41. De plus, différentes ONG et autorités publiques proposent
un nombre varié de programmes, allant du groupe de parole pour femmes
condamnées pour des faits de violence (Services correctionnels norvégiens), aux
thérapies individuelles pour adolescents commettant des violences
à l’égard de leur famille (Reform – resource centre for men, qui
propose également des thérapies pour hommes violents basées sur
le volontariat), en passant par les services nationaux de médiation,
qui offrent un cadre de dialogue entre victimes et auteurs de violences.
4.6. Pologne
42. Les programmes s’adressant aux auteurs de violence
sont encadrés en Pologne par deux lois
. La première date de 2005
.
La seconde loi, en 2011
, a mis en place des standards
de base concernant ce service, avec en particulier l’obligation
de généraliser les programmes de prévention et de protection à l’échelle locale:
en conséquence, chaque année, pas moins de 200 centres accueillent
plus de 3 500 auteurs de violence à travers le pays.
43. En plus de ces mesures, les programmes polonais bénéficient
d’une importante coordination avec les services de probation ainsi
que d’autres autorités locales
. Ainsi, la police et les juges sont
habitués (et parfois même formés, comme c’est le cas au sein du
Centre de santé de Wroclaw) à réorienter les auteurs vers des programmes
lorsqu’ils le jugent nécessaire, de l’interpellation au jugement.
Il est d’ailleurs courant que, lors de l’interpellation, la police
soit assistée d’un psychologue en vue d’engager le dialogue avec
l’auteur de violences.
44. Le Centre de santé de Wroclaw est une des organisations les
plus importantes en matière d’intervention auprès des auteurs de
violence.
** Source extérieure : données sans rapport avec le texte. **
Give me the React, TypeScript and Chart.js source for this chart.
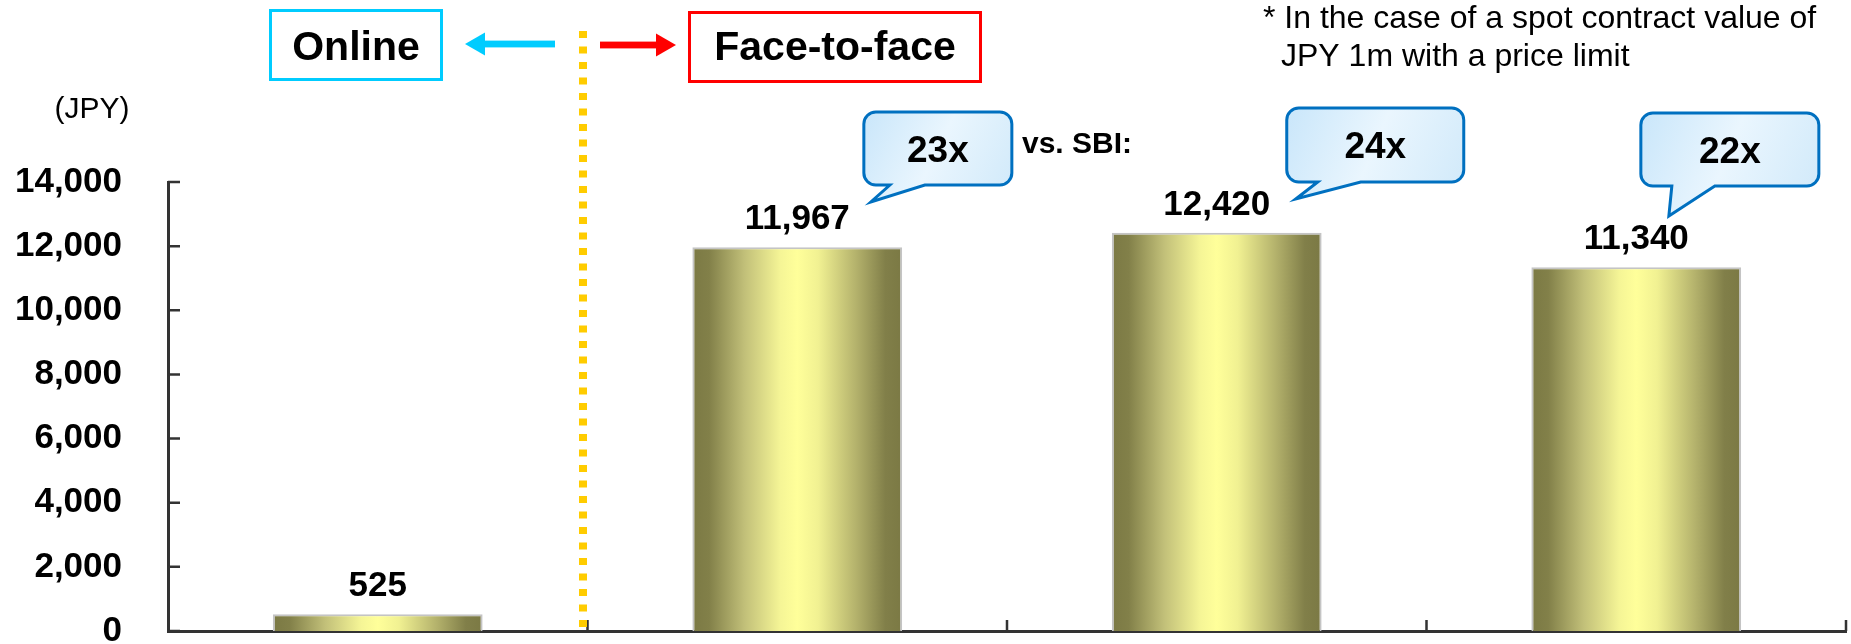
import React, { useEffect, useRef } from 'react';
import { Chart, registerables } from 'chart.js';

Chart.register(...registerables);

// Brokerage commission per trade (JPY)
const categories = ['SBI', 'Broker A', 'Broker B', 'Broker C'];
const commissions = [525, 11967, 12420, 11340];
const yMin = 0;
const yMax = 14000;
const yStep = 2000;

const unitLabel = '(JPY)';
const onlineLabel = 'Online';
const faceLabel = 'Face-to-face';
const versusLabel = 'vs. SBI:';
const footnoteLines = ['* In the case of a spot contract value of', 'JPY 1m with a price limit'];

// How many times the online fee each face-to-face fee is
const multiples = commissions.slice(1).map((v) => `${Math.round(v / commissions[0])}x`);

const FONT = '"Liberation Sans", Arial, Helvetica, sans-serif';
const W = 1851;
const H = 644;

// Callout geometry, relative to the centre of the bar it belongs to
const calloutLayout = [
  { dx: 66.6, y: 112, w: 148, h: 73, b1: 92.6, b2: 127.6, tx: 73.6, ty: 202 },
  { dx: 70, y: 108, w: 177, h: 74, b1: 101, b2: 144, tx: 79, ty: 199 },
  { dx: 4.6, y: 113, w: 178, h: 73, b1: 35.6, b2: 78.6, tx: 32.6, ty: 216 },
];

const fmt = (v: number) => v.toLocaleString('en-US');

function barGradient(chart: any, index: number) {
  const xs = chart.scales?.x;
  if (!xs || !chart.chartArea) return '#e6e48a';
  const cx = xs.getPixelForValue(index);
  const half = (xs.width / categories.length) * 0.25;
  const g = chart.ctx.createLinearGradient(cx - half, 0, cx + half, 0);
  g.addColorStop(0, '#7b7944');
  g.addColorStop(0.08, '#828049');
  g.addColorStop(0.25, '#c2c079');
  g.addColorStop(0.42, '#f5f596');
  g.addColorStop(0.5, '#ffff9a');
  g.addColorStop(0.6, '#f1f192');
  g.addColorStop(0.78, '#b4b26c');
  g.addColorStop(0.92, '#817f49');
  g.addColorStop(1, '#7b7944');
  return g;
}

function drawCallout(ctx: CanvasRenderingContext2D, cx: number, c: any, text: string) {
  const x = cx + c.dx;
  const { y, w, h } = c;
  const r = 12;
  ctx.save();
  ctx.beginPath();
  ctx.moveTo(x + r, y);
  ctx.lineTo(x + w - r, y);
  ctx.arcTo(x + w, y, x + w, y + r, r);
  ctx.lineTo(x + w, y + h - r);
  ctx.arcTo(x + w, y + h, x + w - r, y + h, r);
  ctx.lineTo(cx + c.b2, y + h);
  ctx.lineTo(cx + c.tx, c.ty);
  ctx.lineTo(cx + c.b1, y + h);
  ctx.lineTo(x + r, y + h);
  ctx.arcTo(x, y + h, x, y + h - r, r);
  ctx.lineTo(x, y + r);
  ctx.arcTo(x, y, x + r, y, r);
  ctx.closePath();
  const g = ctx.createLinearGradient(x, y, x + w, y + h);
  g.addColorStop(0, '#c9e6fa');
  g.addColorStop(0.5, '#eaf6fe');
  g.addColorStop(1, '#d2eafa');
  ctx.fillStyle = g;
  ctx.fill();
  ctx.lineWidth = 3;
  ctx.lineJoin = 'miter';
  ctx.strokeStyle = '#0070c0';
  ctx.stroke();
  ctx.fillStyle = '#000';
  ctx.font = `bold 37px ${FONT}`;
  ctx.textAlign = 'center';
  ctx.textBaseline = 'alphabetic';
  ctx.fillText(text, x + w / 2, y + h / 2 + 13);
  ctx.restore();
}

function drawArrow(ctx: CanvasRenderingContext2D, from: number, tip: number, y: number, color: string) {
  const dir = tip > from ? 1 : -1;
  const headLen = 20;
  const headHalf = 11.5;
  ctx.save();
  ctx.fillStyle = color;
  ctx.fillRect(Math.min(from, tip - dir * headLen), y - 3.4, Math.abs(tip - dir * headLen - from), 6.8);
  ctx.beginPath();
  ctx.moveTo(tip, y);
  ctx.lineTo(tip - dir * headLen, y - headHalf);
  ctx.lineTo(tip - dir * headLen, y + headHalf);
  ctx.closePath();
  ctx.fill();
  ctx.restore();
}

function drawLabelBox(ctx: CanvasRenderingContext2D, text: string, x0: number, y0: number, x1: number, y1: number, color: string) {
  ctx.save();
  ctx.strokeStyle = color;
  ctx.lineWidth = 3;
  ctx.strokeRect(x0 + 1.5, y0 + 1.5, x1 - x0 - 3, y1 - y0 - 3);
  ctx.fillStyle = '#000';
  ctx.font = `bold 41px ${FONT}`;
  ctx.textAlign = 'center';
  ctx.textBaseline = 'alphabetic';
  ctx.fillText(text, (x0 + x1) / 2, 60);
  ctx.restore();
}

const decorations = {
  id: 'decorations',
  beforeDatasetsDraw(chart: any) {
    const { ctx, chartArea: area } = chart;
    const xs = chart.scales.x;
    const ys = chart.scales.y;
    ctx.save();
    // inward tick marks
    ctx.strokeStyle = '#333';
    ctx.lineWidth = 2.5;
    ctx.beginPath();
    ys.ticks.forEach((t: any) => {
      const py = ys.getPixelForValue(t.value);
      ctx.moveTo(area.left, py);
      ctx.lineTo(area.left + 12, py);
    });
    for (let k = 0; k < categories.length; k++) {
      const px = xs.getPixelForValue(k + 0.5);
      ctx.moveTo(px, area.bottom);
      ctx.lineTo(px, area.bottom - 11);
    }
    ctx.stroke();

    // divider between online and face-to-face
    const divX = xs.getPixelForValue(0.5) - 4.5;
    ctx.strokeStyle = '#ffcc00';
    ctx.lineWidth = 8;
    ctx.setLineDash([7, 8.5]);
    ctx.beginPath();
    ctx.moveTo(divX, 31);
    ctx.lineTo(divX, area.bottom - 3);
    ctx.stroke();
    ctx.setLineDash([]);
    ctx.restore();
  },
  afterDatasetsDraw(chart: any) {
    const { ctx } = chart;
    const meta = chart.getDatasetMeta(0);
    ctx.save();

    // value labels
    ctx.fillStyle = '#000';
    ctx.font = `bold 35px ${FONT}`;
    ctx.textAlign = 'center';
    ctx.textBaseline = 'alphabetic';
    meta.data.forEach((bar: any, i: number) => {
      ctx.fillText(fmt(commissions[i]), bar.x, bar.y - 18);
    });

    // multiples vs. the online broker
    multiples.forEach((m, i) => {
      drawCallout(ctx, meta.data[i + 1].x, calloutLayout[i], m);
    });

    ctx.fillStyle = '#000';
    ctx.font = `bold 30px ${FONT}`;
    ctx.textAlign = 'left';
    ctx.fillText(versusLabel, 1022, 153);

    // unit
    ctx.font = `30px ${FONT}`;
    ctx.textAlign = 'center';
    ctx.fillText(unitLabel, 92, 118);

    // footnote
    ctx.textAlign = 'left';
    ctx.font = `32px ${FONT}`;
    ctx.fillText(footnoteLines[0], 1263, 28);
    ctx.fillText(footnoteLines[1], 1281, 66);
    ctx.restore();

    // channel headers
    drawLabelBox(ctx, onlineLabel, 269, 9, 443, 81, '#00ccff');
    drawLabelBox(ctx, faceLabel, 688, 11, 982, 83, '#ff0000');
    drawArrow(ctx, 555, 465, 44, '#00ccff');
    drawArrow(ctx, 600, 676, 45, '#ff0000');
  },
};

export default function App() {
  const canvasRef = useRef<HTMLCanvasElement | null>(null);

  useEffect(() => {
    const canvas = canvasRef.current;
    if (!canvas) return;
    const chart = new Chart(canvas, {
      type: 'bar',
      data: {
        labels: categories,
        datasets: [
          {
            data: commissions,
            backgroundColor: (c: any) => barGradient(c.chart, c.dataIndex),
            borderColor: '#c4c4c4',
            borderWidth: 2,
            borderSkipped: 'bottom',
            categoryPercentage: 1,
            barPercentage: 0.5,
          },
        ],
      },
      options: {
        responsive: false,
        animation: false,
        devicePixelRatio: 1,
        layout: { padding: { top: 182, right: 5, bottom: 0, left: 0 } },
        plugins: { legend: { display: false }, tooltip: { enabled: false } },
        scales: {
          x: {
            grid: { display: false, drawTicks: false },
            ticks: { display: false },
            border: { display: true, color: '#333', width: 3 },
            afterFit: (s: any) => {
              s.height = 13;
            },
          },
          y: {
            min: yMin,
            max: yMax,
            grid: { display: false, drawTicks: true, tickLength: 46 },
            border: { display: true, color: '#333', width: 3 },
            ticks: {
              stepSize: yStep,
              padding: 0,
              color: '#000',
              font: { family: FONT, size: 35, weight: 'bold', lineHeight: 0.7 },
              callback: (v: any) => fmt(Number(v)),
            },
            afterFit: (s: any) => {
              s.width = 168;
            },
          },
        },
      },
      plugins: [decorations],
    } as any);
    return () => chart.destroy();
  }, []);

  return (
    <div style={{ position: 'fixed', left: 0, top: 0, width: W, height: H, background: '#fff' }}>
      <canvas ref={canvasRef} width={W} height={H} style={{ display: 'block', width: W, height: H }} />
    </div>
  );
}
Le centre a mis en place le programme changement et protection,
qui consiste en plusieurs séances individuelles, ainsi qu’en des
ateliers et thérapies de groupe.
4.7. Royaume-Uni
45. Au Royaume Uni, l’Integrated Domestic Abuse Programme (IDAP)
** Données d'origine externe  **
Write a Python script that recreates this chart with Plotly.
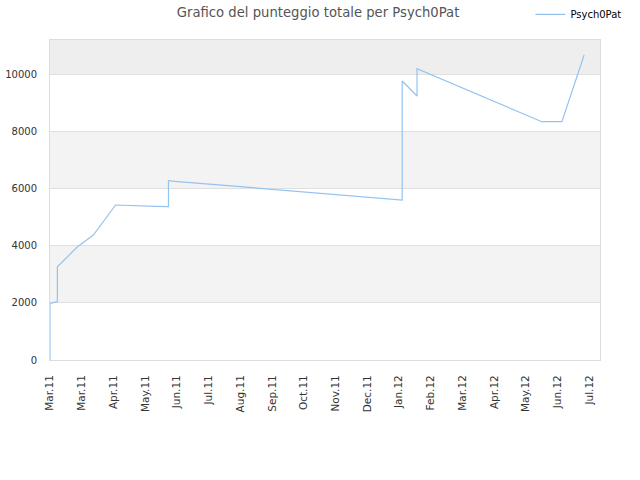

permet à des hommes condamnés pour des faits de violence domestique
de composer leur peine en y intégrant une formation de 27 séances
sur deux ans. Ce programme est accrédité par le ministère de l’Intérieur.
Un juge peut également imposer le suivi de ce programme. Si l’auteur
condamné manque deux séances, l'exécution de sa peine sera considérée comme
violée et son jugement sera alors révisé.
46. Il existe également un programme mis en place par le service
des prisons et des probations (Prison Service and Probation Service):
le Healthy Relationships Programme (programme pour des relations
saines), consiste, en prison ou dans des centres communautaires,
à proposer des cours, adaptés à la dangerosité de l'auteur des violences.
Un programme est destiné aux auteurs à la «dangerosité modérée»
(28 séances de groupe et trois séances individuelles réparties sur
deux mois) et un autre aux auteurs «hautement dangereux» (68 séances
de groupe et 10 séances individuelles réparties sur cinq mois).
Ce programme est également accrédité par le gouvernement
.
47. Nombre d'initiatives privées ont vu le jour depuis la fin
des années 1980. L’ONG Respect
gère
des programmes de 20 à 48 semaines employant une combinaison de
techniques (thérapie comportementale cognitive, discussion, engagement
thérapeutique). Les programmes de cette ONG sont animés par des professionnels
femmes et hommes, ce qui permet aux auteurs de voir une femme dans
une position d’égalité avec un homme. Cette pratique a été reconnue
comme une bonne pratique et est utilisée dans d’autres pays et par
d’autres organisations. Les discussions avec les participants au
programme les aident à comprendre ce qui peut déclencher une montée
de violence et à apprendre à se maîtriser. Les participants apprennent
les codes de la communication non-abusive.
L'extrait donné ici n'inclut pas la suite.